_INSTRUCTIONS FOR THE TASK_
Go through the listing and set it down exactly, leaving out its pictures.

_DATA BLOCK_
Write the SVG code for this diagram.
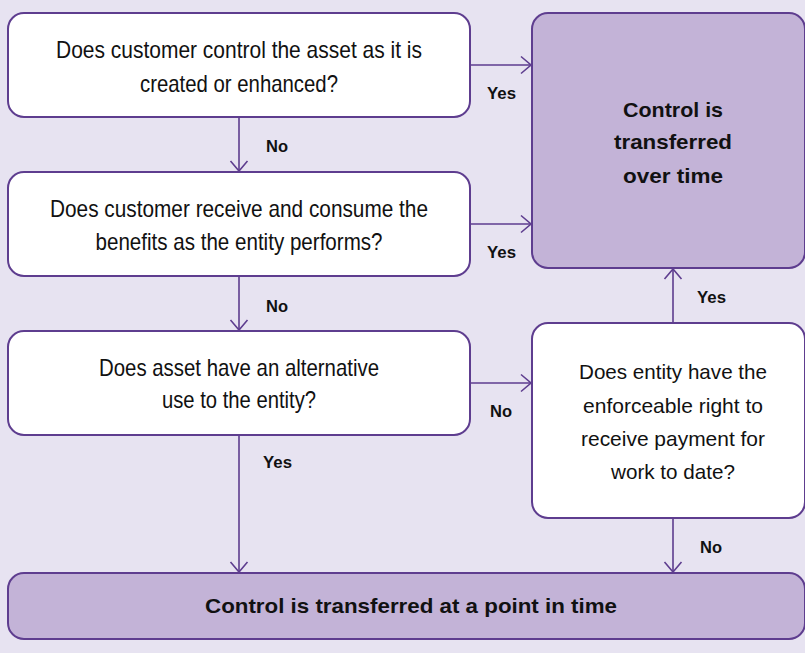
<svg xmlns="http://www.w3.org/2000/svg" width="805" height="653" viewBox="0 0 805 653">
<defs>
<style>
.q{fill:#ffffff;stroke:#5e3d8f;stroke-width:2}
.d{fill:#c3b3d7;stroke:#5e3d8f;stroke-width:2}
.t{font-family:"Liberation Sans",Arial,sans-serif;font-size:24px;fill:#111;text-anchor:middle}
.ts{font-family:"Liberation Sans",Arial,sans-serif;font-size:21px;fill:#111;text-anchor:middle}
.b{font-family:"Liberation Sans",Arial,sans-serif;font-size:21px;font-weight:bold;fill:#111;text-anchor:middle}
.l{font-family:"Liberation Sans",Arial,sans-serif;font-size:17px;font-weight:bold;fill:#111}
.c{fill:none;stroke:#5e3d8f;stroke-width:1.6}
</style>
<marker id="ah" markerUnits="userSpaceOnUse" markerWidth="24" markerHeight="24" refX="0" refY="0" viewBox="-12 -12 24 24" orient="auto" overflow="visible">
<path d="M-10,-8.5 L0,0 L-10,8.5" fill="none" stroke="#5e3d8f" stroke-width="1.6"/>
</marker>
</defs>
<rect x="0" y="0" width="805" height="653" fill="#e7e3f1"/>
<g id="connectors">
<path class="c" d="M239,117 V171" marker-end="url(#ah)"/>
<path class="c" d="M239,276 V330" marker-end="url(#ah)"/>
<path class="c" d="M239,435 V572" marker-end="url(#ah)"/>
<path class="c" d="M470,65 H531" marker-end="url(#ah)"/>
<path class="c" d="M470,224 H531" marker-end="url(#ah)"/>
<path class="c" d="M470,383 H531" marker-end="url(#ah)"/>
<path class="c" d="M673,323 V269" marker-end="url(#ah)"/>
<path class="c" d="M673,518 V572" marker-end="url(#ah)"/>
<text class="l" x="266" y="152" textLength="22" lengthAdjust="spacingAndGlyphs">No</text>
<text class="l" x="266" y="312" textLength="22" lengthAdjust="spacingAndGlyphs">No</text>
<text class="l" x="263" y="468" textLength="29" lengthAdjust="spacingAndGlyphs">Yes</text>
<text class="l" x="487" y="99" textLength="29" lengthAdjust="spacingAndGlyphs">Yes</text>
<text class="l" x="487" y="258" textLength="29" lengthAdjust="spacingAndGlyphs">Yes</text>
<text class="l" x="490" y="417" textLength="22" lengthAdjust="spacingAndGlyphs">No</text>
<text class="l" x="697" y="303" textLength="29" lengthAdjust="spacingAndGlyphs">Yes</text>
<text class="l" x="700" y="553" textLength="22" lengthAdjust="spacingAndGlyphs">No</text>
</g>
<g id="q1">
<rect class="q" x="8" y="13" width="462" height="104" rx="16"/>
<text class="t" x="239" y="58" textLength="366" lengthAdjust="spacingAndGlyphs">Does customer control the asset as it is</text>
<text class="t" x="239" y="92" textLength="198" lengthAdjust="spacingAndGlyphs">created or enhanced?</text>
</g>
<g id="q2">
<rect class="q" x="8" y="172" width="462" height="104" rx="16"/>
<text class="t" x="239" y="217" textLength="378" lengthAdjust="spacingAndGlyphs">Does customer receive and consume the</text>
<text class="t" x="239" y="250" textLength="287" lengthAdjust="spacingAndGlyphs">benefits as the entity performs?</text>
</g>
<g id="q3">
<rect class="q" x="8" y="331" width="462" height="104" rx="16"/>
<text class="t" x="239" y="376" textLength="280" lengthAdjust="spacingAndGlyphs">Does asset have an alternative</text>
<text class="t" x="239" y="408" textLength="154" lengthAdjust="spacingAndGlyphs">use to the entity?</text>
</g>
<g id="over-time">
<rect class="d" x="532" y="13" width="273" height="255" rx="16"/>
<text class="b" x="673" y="117" textLength="100" lengthAdjust="spacingAndGlyphs">Control is</text>
<text class="b" x="673" y="149" textLength="118" lengthAdjust="spacingAndGlyphs">transferred</text>
<text class="b" x="673" y="183" textLength="100" lengthAdjust="spacingAndGlyphs">over time</text>
</g>
<g id="q4">
<rect class="q" x="532" y="323" width="273" height="195" rx="16"/>
<text class="ts" x="673" y="379" textLength="188" lengthAdjust="spacingAndGlyphs">Does entity have the</text>
<text class="ts" x="673" y="413" textLength="180" lengthAdjust="spacingAndGlyphs">enforceable right to</text>
<text class="ts" x="673" y="446" textLength="184" lengthAdjust="spacingAndGlyphs">receive payment for</text>
<text class="ts" x="673" y="479" textLength="124" lengthAdjust="spacingAndGlyphs">work to date?</text>
</g>
<g id="point-in-time">
<rect class="d" x="8" y="573" width="797" height="66" rx="16"/>
<text class="b" x="411" y="613" textLength="412" lengthAdjust="spacingAndGlyphs">Control is transferred at a point in time</text>
</g>
</svg>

_RESULT OF THIS TASK_
Write the SVG code for this diagram.
<svg xmlns="http://www.w3.org/2000/svg" width="805" height="653" viewBox="0 0 805 653">
<defs>
<style>
.q{fill:#ffffff;stroke:#5e3d8f;stroke-width:2}
.d{fill:#c3b3d7;stroke:#5e3d8f;stroke-width:2}
.t{font-family:"Liberation Sans",Arial,sans-serif;font-size:24px;fill:#111;text-anchor:middle}
.ts{font-family:"Liberation Sans",Arial,sans-serif;font-size:21px;fill:#111;text-anchor:middle}
.b{font-family:"Liberation Sans",Arial,sans-serif;font-size:21px;font-weight:bold;fill:#111;text-anchor:middle}
.l{font-family:"Liberation Sans",Arial,sans-serif;font-size:17px;font-weight:bold;fill:#111}
.c{fill:none;stroke:#5e3d8f;stroke-width:1.6}
</style>
<marker id="ah" markerUnits="userSpaceOnUse" markerWidth="24" markerHeight="24" refX="0" refY="0" viewBox="-12 -12 24 24" orient="auto" overflow="visible">
<path d="M-10,-8.5 L0,0 L-10,8.5" fill="none" stroke="#5e3d8f" stroke-width="1.6"/>
</marker>
</defs>
<rect x="0" y="0" width="805" height="653" fill="#e7e3f1"/>
<g id="connectors">
<path class="c" d="M239,117 V171" marker-end="url(#ah)"/>
<path class="c" d="M239,276 V330" marker-end="url(#ah)"/>
<path class="c" d="M239,435 V572" marker-end="url(#ah)"/>
<path class="c" d="M470,65 H531" marker-end="url(#ah)"/>
<path class="c" d="M470,224 H531" marker-end="url(#ah)"/>
<path class="c" d="M470,383 H531" marker-end="url(#ah)"/>
<path class="c" d="M673,323 V269" marker-end="url(#ah)"/>
<path class="c" d="M673,518 V572" marker-end="url(#ah)"/>
<text class="l" x="266" y="152" textLength="22" lengthAdjust="spacingAndGlyphs">No</text>
<text class="l" x="266" y="312" textLength="22" lengthAdjust="spacingAndGlyphs">No</text>
<text class="l" x="263" y="468" textLength="29" lengthAdjust="spacingAndGlyphs">Yes</text>
<text class="l" x="487" y="99" textLength="29" lengthAdjust="spacingAndGlyphs">Yes</text>
<text class="l" x="487" y="258" textLength="29" lengthAdjust="spacingAndGlyphs">Yes</text>
<text class="l" x="490" y="417" textLength="22" lengthAdjust="spacingAndGlyphs">No</text>
<text class="l" x="697" y="303" textLength="29" lengthAdjust="spacingAndGlyphs">Yes</text>
<text class="l" x="700" y="553" textLength="22" lengthAdjust="spacingAndGlyphs">No</text>
</g>
<g id="q1">
<rect class="q" x="8" y="13" width="462" height="104" rx="16"/>
<text class="t" x="239" y="58" textLength="366" lengthAdjust="spacingAndGlyphs">Does customer control the asset as it is</text>
<text class="t" x="239" y="92" textLength="198" lengthAdjust="spacingAndGlyphs">created or enhanced?</text>
</g>
<g id="q2">
<rect class="q" x="8" y="172" width="462" height="104" rx="16"/>
<text class="t" x="239" y="217" textLength="378" lengthAdjust="spacingAndGlyphs">Does customer receive and consume the</text>
<text class="t" x="239" y="250" textLength="287" lengthAdjust="spacingAndGlyphs">benefits as the entity performs?</text>
</g>
<g id="q3">
<rect class="q" x="8" y="331" width="462" height="104" rx="16"/>
<text class="t" x="239" y="376" textLength="280" lengthAdjust="spacingAndGlyphs">Does asset have an alternative</text>
<text class="t" x="239" y="408" textLength="154" lengthAdjust="spacingAndGlyphs">use to the entity?</text>
</g>
<g id="over-time">
<rect class="d" x="532" y="13" width="273" height="255" rx="16"/>
<text class="b" x="673" y="117" textLength="100" lengthAdjust="spacingAndGlyphs">Control is</text>
<text class="b" x="673" y="149" textLength="118" lengthAdjust="spacingAndGlyphs">transferred</text>
<text class="b" x="673" y="183" textLength="100" lengthAdjust="spacingAndGlyphs">over time</text>
</g>
<g id="q4">
<rect class="q" x="532" y="323" width="273" height="195" rx="16"/>
<text class="ts" x="673" y="379" textLength="188" lengthAdjust="spacingAndGlyphs">Does entity have the</text>
<text class="ts" x="673" y="413" textLength="180" lengthAdjust="spacingAndGlyphs">enforceable right to</text>
<text class="ts" x="673" y="446" textLength="184" lengthAdjust="spacingAndGlyphs">receive payment for</text>
<text class="ts" x="673" y="479" textLength="124" lengthAdjust="spacingAndGlyphs">work to date?</text>
</g>
<g id="point-in-time">
<rect class="d" x="8" y="573" width="797" height="66" rx="16"/>
<text class="b" x="411" y="613" textLength="412" lengthAdjust="spacingAndGlyphs">Control is transferred at a point in time</text>
</g>
</svg>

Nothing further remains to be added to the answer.